“Good!” praised the general. “How many did they leave on the field, corporal?”

“Well, dey didn’t leab no one on the field, gin’ral,” answered the corporal. “But I reckon we mus’ have killed ’bout half, an’ other half was nigh scyared to deff.”

The general was in a great hurry to reach Fort Hays, where (as all supposed) was Mrs. Custer; and to reach Fort Harker, where could be obtained the medicines and the food for suffering Fort Wallace.

At Fort Hays was found no Mrs. Custer, or Miss Diana, or black Eliza. But all heard about a sudden flood from Big Creek which had drowned several soldiers and had almost swept away the tent and the women together; after that, the general’s household had been sent back to Fort Harker, because Hays was not considered safe for them. Here at Hays were waiting letters from Mrs. Custer, and the word that at Harker the cholera was raging deadly.
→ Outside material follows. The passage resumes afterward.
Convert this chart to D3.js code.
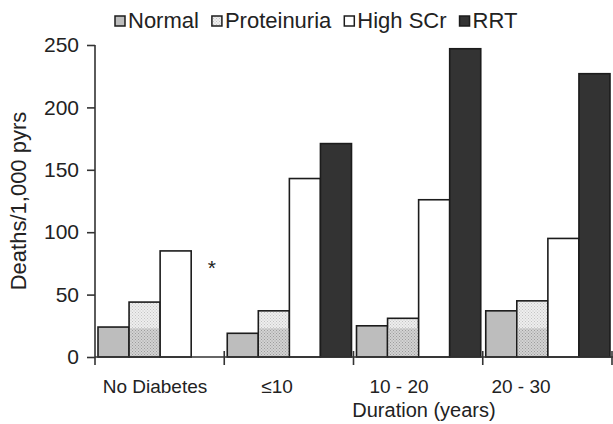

Now the general was much alarmed; and leaving Captain Hamilton and the company to rest a day at Hays, with Lieutenant Cook and Captain Tom Custer and Ned and two soldiers he pushed on for Harker. The march from Wallace to Hays, 150 miles, had been made in fifty-five hours; the ride from Hays to Harker, sixty miles, was made in eleven and a half hours—which was pretty good, considering the long ride that had preceded.

Mrs. Custer was not at Harker. She and Miss Diana and Eliza had been forwarded on to Riley, for Harker was no place in which to stay. So from Harker the general also hastened to Riley—but Ned did not go. Suddenly he felt ill; and the surgeon said that he had the cholera.


[XII]
PHIL SHERIDAN ARRIVES

Ned was a very ill boy; but from the hospital at Fort Riley he was able to accompany his regiment to Fort Leavenworth. Here they comfortably spent the winter. Of many finely constructed buildings, in the midst of a one-thousand-acre military reservation overlooking the Missouri River, near to the bustling city of Leavenworth, with its cavalry and infantry and artillery, Fort Leavenworth, headquarters post of the Department of the Missouri, was a decided change from Wallace and Hays and Harker and even Fort Riley.